I think the point of the story is that they were not, in fact, built by meat at any point. They even mention multiple other life forms that weren't meat.
In the real world, sure, it's not very likely that anything can skip the meat stage of evolution. Then again, we don't know a lot about the real world.
"Your ancestors were built by thinking meat."
That's a provincial attitude. As if meat were the only thing that could evolve sentience.
Pretty good, for a meat product.
I think it was a good choice to remove the point about isolation at the end of the story from the adaptation - it wouldn't have fit with the way they were portraying the other diner patrons as curiosities.
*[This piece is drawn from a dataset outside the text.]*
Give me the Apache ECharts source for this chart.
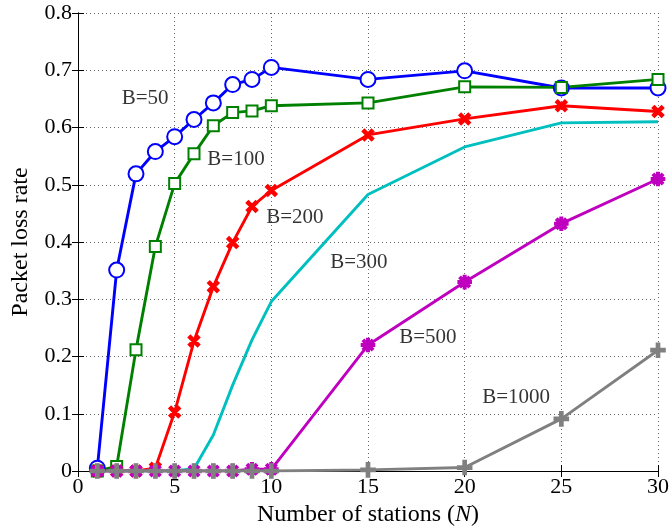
<!DOCTYPE html>
<html>
<head>
<meta charset="utf-8">
<script src="https://cdn.jsdelivr.net/npm/echarts@6/dist/echarts.min.js"></script>
<style>
  html, body { margin: 0; padding: 0; background: #fff; }
  #chart { width: 669px; height: 526px; }
</style>
</head>
<body>
<div id="chart"></div>
<script>
const stations = [1, 2, 3, 4, 5, 6, 7, 8, 9, 10, 15, 20, 25, 30]
const b50   = [0.005, 0.351, 0.519, 0.558, 0.584, 0.614, 0.643, 0.675, 0.684, 0.705, 0.684, 0.699, 0.669, 0.669]
const b100  = [0, 0.008, 0.212, 0.392, 0.502, 0.554, 0.603, 0.626, 0.629, 0.638, 0.643, 0.671, 0.670, 0.684]
const b200  = [0, 0, 0, 0.005, 0.103, 0.227, 0.322, 0.399, 0.462, 0.490, 0.587, 0.615, 0.638, 0.628]
const b300  = [0, 0, 0, 0, 0, 0.004, 0.063, 0.150, 0.229, 0.296, 0.483, 0.566, 0.608, 0.610]
const b500  = [0, 0, 0, 0, 0, 0, 0, 0, 0.003, 0.003, 0.220, 0.330, 0.432, 0.510]
const b1000 = [0, 0, 0, 0, 0, 0, 0, 0, 0, 0, 0.002, 0.006, 0.091, 0.211]
const labelText = ['B=50', 'B=100', 'B=200', 'B=300', 'B=500', 'B=1000']
const labelX = [3.47, 8.17, 11.22, 14.53, 18.1, 22.66]
const labelY = [0.651, 0.545, 0.442, 0.365, 0.234, 0.129]

const font = '"Liberation Serif", "DejaVu Serif", serif'
const plusPath = 'path://M-0.8,-5 L0.8,-5 L0.8,5 L-0.8,5 Z M-5,-0.8 L5,-0.8 L5,0.8 L-5,0.8 Z'
// asterisk: plus + two diagonals, same winding so overlaps stay filled
const starPath = 'path://M-0.6,-5 L0.6,-5 L0.6,5 L-0.6,5 Z M-5,-0.6 L5,-0.6 L5,0.6 L-5,0.6 Z ' +
  'M-3.1,-3.9 L3.9,3.1 L3.1,3.9 L-3.9,-3.1 Z M3.9,-3.1 L-3.1,3.9 L-3.9,3.1 L3.1,-3.9 Z'

const pairs = arr => stations.map((s, i) => [s, arr[i]])

const chart = echarts.init(document.getElementById('chart'), null, { renderer: 'canvas' })

function lineSeries(data, color, symbol, size, opts) {
  return Object.assign({
    type: 'line',
    data: pairs(data),
    symbol: symbol,
    symbolSize: size,
    showSymbol: symbol !== 'none',
    lineStyle: { color: color, width: 2.9 },
    itemStyle: { color: color, borderColor: color, borderWidth: 2.6 },
    animation: false,
    z: 3
  }, opts || {})
}

const axisCommon = {
  type: 'value',
  axisLine: { show: true, lineStyle: { color: '#000', width: 1 } },
  axisTick: { show: true, inside: true, length: 6, lineStyle: { color: '#000' } },
  axisLabel: { color: '#000', fontFamily: font, fontSize: 22 },
  splitLine: { show: false }
}

const option = {
  backgroundColor: '#fff',
  animation: false,
  grid: { left: 78, right: 11, top: 13, bottom: 55, outerBoundsMode: 'none', containLabel: false },
  xAxis: [
    Object.assign({}, axisCommon, {
      min: 0, max: 30, interval: 5,
      position: 'bottom',
      axisLabel: { color: '#000', fontFamily: font, fontSize: 22, margin: 5 },
      splitLine: { show: true, lineStyle: { color: '#666', type: [1, 3], width: 1 } },
      name: 'Number of stations ({i|N})',
      nameLocation: 'middle',
      nameGap: 27,
      nameTextStyle: {
        color: '#000', fontFamily: font, fontSize: 24,
        rich: { i: { fontStyle: 'italic', fontFamily: font, fontSize: 24, color: '#000' } }
      }
    }),
    Object.assign({}, axisCommon, {
      min: 0, max: 30, interval: 5,
      position: 'top',
      axisLabel: { show: false }
    })
  ],
  yAxis: [
    Object.assign({}, axisCommon, {
      min: 0, max: 0.8, interval: 0.1,
      position: 'left',
      axisLabel: {
        color: '#000', fontFamily: font, fontSize: 22, margin: 6,
        formatter: v => v === 0 ? '0' : v.toFixed(1)
      },
      splitLine: { show: true, lineStyle: { color: '#666', type: [1, 3], width: 1 } },
      name: 'Packet loss rate',
      nameLocation: 'middle',
      nameGap: 45,
      nameTextStyle: { color: '#000', fontFamily: font, fontSize: 24 }
    }),
    Object.assign({}, axisCommon, {
      min: 0, max: 0.8, interval: 0.1,
      position: 'right',
      axisLabel: { show: false }
    })
  ],
  series: [
    lineSeries(b50, '#0000ff', 'emptyCircle', 15),
    lineSeries(b100, '#008000', 'emptyRect', 11),
    lineSeries(b200, '#ff0000', plusPath, 12, { symbolRotate: 45 }),
    lineSeries(b300, '#00bfbf', 'none', 0),
    lineSeries(b500, '#bf00bf', starPath, 12),
    lineSeries(b1000, '#808080', plusPath, 13),
    {
      type: 'scatter',
      data: labelText.map((t, i) => [labelX[i], labelY[i], t]),
      symbolSize: 0,
      silent: true,
      animation: false,
      z: 5,
      label: {
        show: true,
        position: 'inside',
        formatter: p => p.data[2],
        color: '#000',
        fontFamily: font,
        fontSize: 21
      }
    }
  ]
}

chart.setOption(option)
</script>
</body>
</html>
Also they seem rather uncomfortable, with the weird meat-patrons doing their thing all around them.
The end of the story feels like chatter - not something they'd do sitting incognito in a diner.
Actually, I'd really like to see all of the award-winners.
But other than this one, none of the others are online.
Is there some sort of indie short-film cash cow that they're going to miss out on if people can download the stuff? Are they just incensed at the idea of people "disrespecting their intellectual property"?
"Is there some sort of indie short-film cash cow that they're going to miss out on if people can download the stuff?"
yes.
a scrawny, malnourished, prion infected one, but it does moo.
Also, it has the guy from "Cash Cab". I kept expecting the ceiling to light up.
THAT'S Who he was, I couldn't place the face but I knew I recognized him.